Using paper towel, pat dry the chicken, place in a big bowl and season with a pinch of salt and pepper. Then marinate the chicken in pineapple juice from the can of pineapple chunks for about 30 minutes to 1 house. Stir for a couple of times until all chicken are well coated with pineapple juice. Cover and let it rest inside the refrigerator.
After marinating, using a wok or large deep skillet, heat the oil over medium high heat. Then saute the onions, garlic and tomatoes until the aromatic start to spread.
Remove the chicken from the pineapple juice mixture using tongs, save the marinade. Stir fry the chicken for a 2 minutes then add the potatoes and carrots in the pan. Season with a pinch of salt and pepper. Stir continuously for additional 3 minutes.

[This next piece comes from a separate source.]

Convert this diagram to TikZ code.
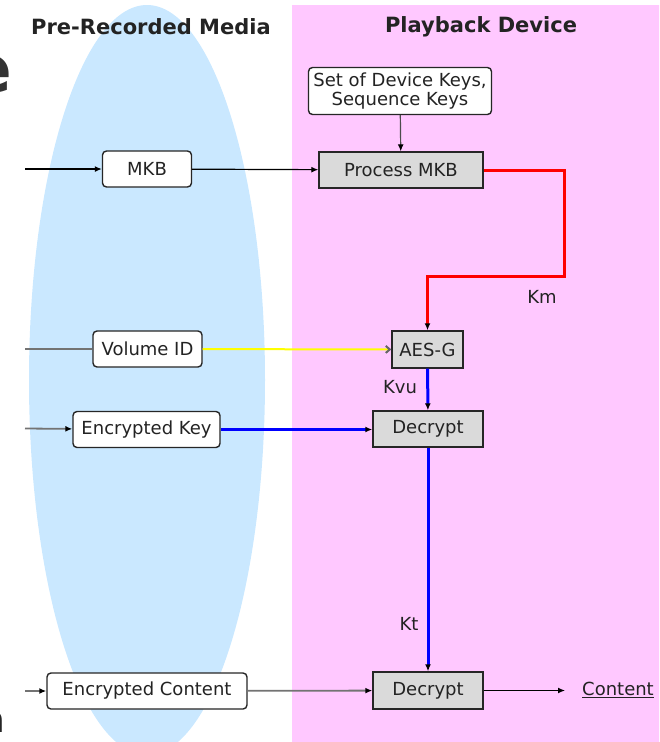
\documentclass[tikz,border=0pt]{standalone}
\usepackage{fontspec}
\setmainfont{DejaVu Sans}
\usetikzlibrary{arrows.meta,positioning,calc}
\definecolor{devpink}{RGB}{255,200,255}
\definecolor{mediablue}{RGB}{202,232,255}
\definecolor{boxgray}{RGB}{218,218,218}
\definecolor{txtgray}{RGB}{35,35,35}
\definecolor{wiregray}{RGB}{115,115,115}
\definecolor{kmred}{RGB}{255,0,0}
\definecolor{kblue}{RGB}{0,0,255}
\definecolor{vidyellow}{RGB}{255,255,0}

\tikzset{
  mediabox/.style={draw=black!85, line width=1.4pt, fill=white, rounded corners=4pt,
    minimum height=36pt, inner sep=0pt, text=txtgray, font=\fontsize{18}{21}\selectfont},
  procbox/.style={draw=black!85, line width=1.4pt, fill=boxgray,
    minimum height=37pt, inner sep=0pt, text=txtgray, font=\fontsize{18}{21}\selectfont},
  keylbl/.style={text=txtgray, inner sep=0pt, font=\fontsize{18}{21}\selectfont},
  header/.style={text=txtgray, inner sep=0pt, font=\fontsize{21}{24}\bfseries},
  arr/.style={-{Latex[length=7pt,width=6pt,color=black]}},
}

\begin{document}
\begin{tikzpicture}[x=1pt,y=-1pt]
  \useasboundingbox (0,0) rectangle (659,742);
  \clip (0,0) rectangle (659,742);

  % Media and device areas
  \fill[mediablue] (147,380) ellipse [x radius=118, y radius=375];
  \fill[devpink] (292,5) rectangle (670,760);

  % cut-off slide title
  \node[anchor=base east, inner sep=0pt, text=black!80, font=\fontsize{66}{66}\bfseries]
    (titleE) at (12,92) {e};
  \node[anchor=base east, inner sep=0pt, text=black!85, font=\fontsize{36}{36}\selectfont]
    (titleN) at (6,732) {n};

  \node[header] (mediaHead) at (151,27) {Pre-Recorded Media};
  \node[header] (devHead) at (481,27) {Playback Device};

  % Boxes on the disc
  \node[mediabox, minimum width=89pt] (mkb) at (147,169) {MKB};
  \node[mediabox, minimum width=109pt] (volID) at (147.5,349) {Volume ID};
  \node[mediabox, minimum width=147pt] (encKey) at (146.5,429.5) {Encrypted Key};
  \node[mediabox, minimum width=200pt] (encCont) at (147,691) {Encrypted Content};

  % Boxes in the player
  \node[mediabox, minimum width=183pt, minimum height=47pt, align=center,
    font=\fontsize{18}{19.5}\selectfont] (devKeys) at (400,91)
    {Set of Device Keys,\\Sequence Keys};
  \node[procbox, minimum width=164pt, minimum height=36pt] (procMKB) at (401,170) {Process MKB};
  \node[procbox, minimum width=71pt] (aesg) at (427.5,349.5) {AES-G};
  \node[procbox, minimum width=110pt, minimum height=36pt] (decKey) at (428,429) {Decrypt};
  \node[procbox, minimum width=110pt] (decCont) at (428,690.5) {Decrypt};

  \node[keylbl] (km) at (542,297) {Km};
  \node[keylbl] (kvu) at (400,387) {Kvu};
  \node[keylbl] (kt) at (409,624) {Kt};
  \node[keylbl] (content) at (618,690) {\underline{Content}};

  % free ends of the wires
  \coordinate (mkbIn) at (25,169);
  \coordinate (volIn) at (25,349);
  \coordinate (keyIn) at (25,428.5);
  \coordinate (contIn) at (25,691);
  \coordinate (kmTurn) at (564,276);
  \coordinate (contOut) at (565,690.5);

  % Wires
  \draw[arr, line width=1.2pt] (mkbIn) -- (mkb);
  \draw[wiregray, line width=1.8pt] (volIn) -- (volID);
  \draw[wiregray, line width=1.8pt, arr] (keyIn) -- (encKey);
  \draw[wiregray, line width=1.8pt, arr] (contIn) -- (encCont);

  \draw[arr, line width=1.2pt] (mkb) -- (procMKB);
  \draw[arr, black!70, line width=1.2pt] (devKeys) -- (procMKB);
  \draw[kmred, line width=3pt, -{Latex[length=7pt,width=6pt,color=black]}]
    (procMKB.east) -| (kmTurn) -| (aesg.north);
  \draw[vidyellow, line width=2pt, -{Straight Barb[length=4pt,width=7pt,color=black!60]}]
    (volID) -- (aesg);
  \draw[kblue, line width=3pt, -{Latex[length=7pt,width=6pt,color=black]}]
    (aesg) -- (decKey);
  \draw[kblue, line width=3pt, -{Latex[length=7pt,width=6pt,color=black]}]
    (encKey.east) -- (decKey.west |- encKey.east);
  \draw[kblue, line width=3pt, -{Latex[length=7pt,width=6pt,color=black]}]
    (decKey) -- (decCont);
  \draw[wiregray, line width=1.8pt, arr] (encCont) -- (decCont);
  \draw[arr, line width=1.2pt] (decCont) -- (contOut);
\end{tikzpicture}
\end{document}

Pour the water or chicken broth, marinade sauce (pineapple juice) and coconut milk, stir the mixture and season with fish sauce and red pepper flakes. Cover and bring them to boil. Simmer over medium heat, stirring occasionally until the chicken and potatoes are cooked through.
Uncover, then add the bell peppers and pineapple chunks into the mixture. Stir and adjust the seasonings if needed. Lower the heat and let it simmer until the bell peppers are crisp and tender.
Turn off the heat, transfer the dish to a serving dish ad serve with steamed white rice and enjoy!